Try these top tips to help you have a healthy relationship with food:
1. Make changes to your diet without cutting out entire food groups
2. Find healthy ways to manage stress and emotions
3. Avoid using food as a reward – look for alternative ways to treat yourself
4. Make regular meals a habit to prevent you from making unhealthy food choices
5. Try to plan your meals for the day in advance
6. Listen to your body -avoid foods that your body disagrees with and which make you feel satisfied and full of energy
7. Don’t be scared to make friends with healthy fats – they will keep you satisfied and make your skin look healthier
8. Keep motivated and your expectations realistic
9. Eat according to your energy expenditure – take into consideration your size and how much you move
10. Eat primarily to nourish and fuel your body but do eat for pleasure every now and then – we were given taste buds for a reason!
It’s time for me to re-start the long process of getting my fitness and stamina back up to a standard I am happy with, for the 4th time in 6 months *cries a little inside* but I hope this post goes a little way in showing you how you can build a healthy relationship with food. I am not a nutritionalist or a food therapist, I’m just a woman who has experienced many issues with food over the years, fully aware of the side effects of an unhealthy relationship with your body and diet, sharing my thoughts in the hope that it could help someone reading this.

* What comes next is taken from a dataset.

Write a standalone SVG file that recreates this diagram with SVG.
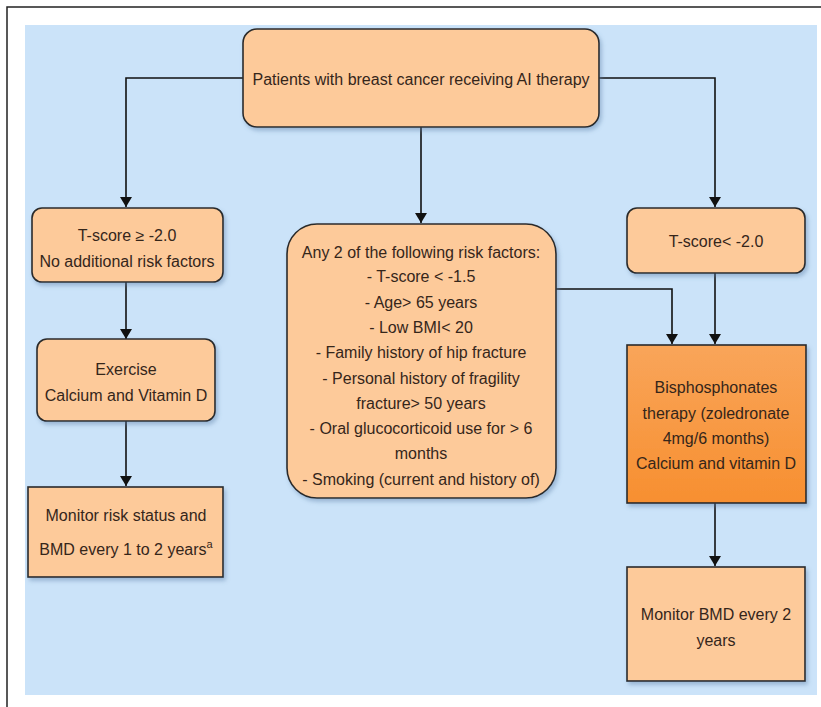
<svg xmlns="http://www.w3.org/2000/svg" width="821" height="707" viewBox="0 0 821 707">
  <defs>
    <style>
      .frame { fill: none; stroke: #222; stroke-width: 1.5; }
      .bg { fill: #cbe3f9; }
      .box { fill: #fdca9a; stroke: #2a2a2a; stroke-width: 1.6; filter: url(#shadow); }
      .box-hot { fill: url(#hot); stroke: #2a2a2a; stroke-width: 1.6; filter: url(#shadow); }
      .lbl { font-family: "Liberation Sans", Arial, sans-serif; font-size: 16px; fill: #35261a; text-anchor: middle; }
      .sup { font-size: 11px; }
      .conn-head { fill: none; stroke: #111; stroke-width: 1.6; marker-end: url(#arrow); }
    </style>
    <linearGradient id="hot" x1="0" y1="0" x2="0" y2="1">
      <stop offset="0" stop-color="#f9a55a"/>
      <stop offset="1" stop-color="#f78f30"/>
    </linearGradient>
    <filter id="shadow" x="-10%" y="-10%" width="125%" height="125%">
      <feDropShadow dx="2" dy="3" stdDeviation="2" flood-color="#5a7ea6" flood-opacity="0.45"/>
    </filter>
    <marker id="arrow" viewBox="0 0 10 12" refX="10" refY="6" markerWidth="10" markerHeight="12" markerUnits="userSpaceOnUse" orient="auto">
      <path d="M0,0 L10,6 L0,12 Z" fill="#111"/>
    </marker>
  </defs>

  <!-- outer frame and panel -->
  <path class="frame" d="M7,707 V7 H821"/>
  <rect class="bg" x="25" y="25" width="792" height="670"/>

  <!-- connectors -->
  <g id="connectors">
    <path class="conn-head" d="M243,78 H126 V207"/>
    <path class="conn-head" d="M599,78 H715 V207"/>
    <path class="conn-head" d="M421,127 V223"/>
    <path class="conn-head" d="M126,282 V339"/>
    <path class="conn-head" d="M126,421 V486"/>
    <path class="conn-head" d="M556,289 H672 V344"/>
    <path class="conn-head" d="M715,273 V344"/>
    <path class="conn-head" d="M715,503 V566"/>
  </g>

  <!-- start -->
  <g id="node-start">
    <rect class="box" x="243" y="29" width="356" height="98" rx="14"/>
    <text class="lbl" x="421" y="85">Patients with breast cancer receiving AI therapy</text>
  </g>

  <!-- left branch -->
  <g id="node-low-risk">
    <rect class="box" x="32" y="208" width="191" height="74" rx="10"/>
    <text class="lbl" x="127" y="241">T-score ≥ -2.0</text>
    <text class="lbl" x="127" y="267">No additional risk factors</text>
  </g>
  <g id="node-exercise">
    <rect class="box" x="37" y="339" width="178" height="82" rx="10"/>
    <text class="lbl" x="126" y="375">Exercise</text>
    <text class="lbl" x="126" y="401">Calcium and Vitamin D</text>
  </g>
  <g id="node-monitor-risk">
    <rect class="box" x="28" y="487" width="195" height="90"/>
    <text class="lbl" x="126" y="521">Monitor risk status and</text>
    <text class="lbl" x="126" y="555">BMD every 1 to 2 years<tspan class="sup" dy="-7">a</tspan></text>
  </g>

  <!-- middle branch -->
  <g id="node-risk-factors">
    <rect class="box" x="287" y="224" width="269" height="274" rx="30"/>
    <text class="lbl" x="421" y="258">Any 2 of the following risk factors:</text>
    <text class="lbl" x="421" y="282">- T-score &lt; -1.5</text>
    <text class="lbl" x="421" y="308">- Age&gt; 65 years</text>
    <text class="lbl" x="421" y="333">- Low BMI&lt; 20</text>
    <text class="lbl" x="421" y="358">- Family history of hip fracture</text>
    <text class="lbl" x="421" y="384">- Personal history of fragility</text>
    <text class="lbl" x="421" y="409">fracture&gt; 50 years</text>
    <text class="lbl" x="421" y="434">- Oral glucocorticoid use for &gt; 6</text>
    <text class="lbl" x="421" y="459">months</text>
    <text class="lbl" x="421" y="485">- Smoking (current and history of)</text>
  </g>

  <!-- right branch -->
  <g id="node-high-risk">
    <rect class="box" x="627" y="208" width="178" height="65" rx="10"/>
    <text class="lbl" x="716" y="247">T-score&lt; -2.0</text>
  </g>
  <g id="node-bisphosphonates">
    <rect class="box-hot" x="627" y="345" width="179" height="158"/>
    <text class="lbl" x="716" y="393">Bisphosphonates</text>
    <text class="lbl" x="716" y="419">therapy (zoledronate</text>
    <text class="lbl" x="716" y="444">4mg/6 months)</text>
    <text class="lbl" x="716" y="469">Calcium and vitamin D</text>
  </g>
  <g id="node-monitor-bmd">
    <rect class="box" x="627" y="567" width="178" height="114"/>
    <text class="lbl" x="716" y="620">Monitor BMD every 2</text>
    <text class="lbl" x="716" y="646">years</text>
  </g>
</svg>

I most certainly don’t believe there is a singular perfect diet that everyone should follow. Our bodies are individual to us; they are different and so is what we ask of them. But, for most of us, following the tips I’ve suggested and tweaking them to suit you where need be, you will not only find yourself edging closer to achieving your body and performance goals, but more importantly will leave you with a much healthier and happier relationship with food.